Jetzt jedoch steht bereits die übernächste Generationen in den Startlöchern. Seit Beginn der Rückrunden-Vorbereitung am 3. Januar dürfen sich fünf Juwelen aus der U 19 im Profitraining zeigen: Linksverteidiger Finn Fuchs, Rechtsverteidiger Clemens Lippmann, Innenverteidiger Lasse Faßmann und die beiden Sechser Samuel Althaus und Mike Gevorgyan. Die vier Erstgenannten wurden 2006 geboren, Gevorgyan, der schon bei den letzten vier Drittligaspielen im Kader war, 2005. Einer ist sogar dabei, der noch nicht mal auf der Welt war, als hierzulande die Sommermärchen-WM gefeiert wurde: Emre Erdogan. Der Linksaußen gilt als hochbegabt, ein Dribbler, dem intern ein Raketenstart nach Vorbild von Reich zugetraut wird. Erfreulich für 1860: Obwohl auch andere Vereine auf den Deutschtürken aufmerksam geworden sind, ist es Werner gelungen, Erdogan Anfang November bis Mitte 2027 an die Löwen zu binden.

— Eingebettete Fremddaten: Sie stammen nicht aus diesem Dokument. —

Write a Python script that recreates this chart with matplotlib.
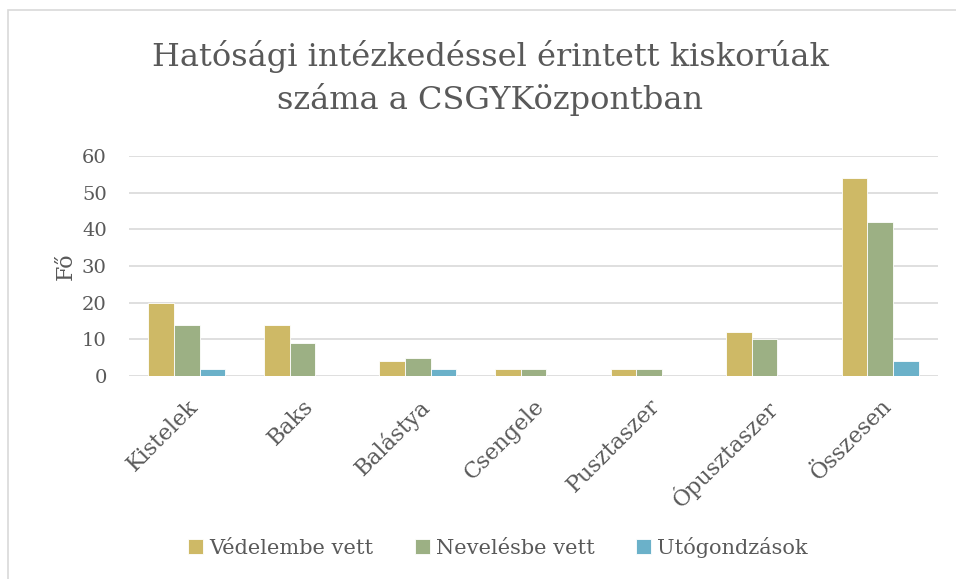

Am Dienstag, beim Testspiel in Regensburg (1:2), waren alle sechs Lehrlinge dabei. Kurz vor Schluss hatte Giannikis sie schon an der Seitenlinie aufgereiht, verzichtete aber kurzfristig darauf, seine Ganzjunglöwen ins an diesem Tag sehr kalte Wasser zu werfen. Zumindest das Erdogan-Trikot durfte aber schon mal Profiluft schnuppern. Getragen wurde es ab der 67. Minute von Soichiro Kozuki. Wie es zu dieser Panne kam, ist nicht geklärt, aber Kozuki sollte sich dieses Trikot gut aufheben: Bringt Erdogan seine Anlagen voll zur Entfaltung, könnte es eines Tages mal viel wert sein.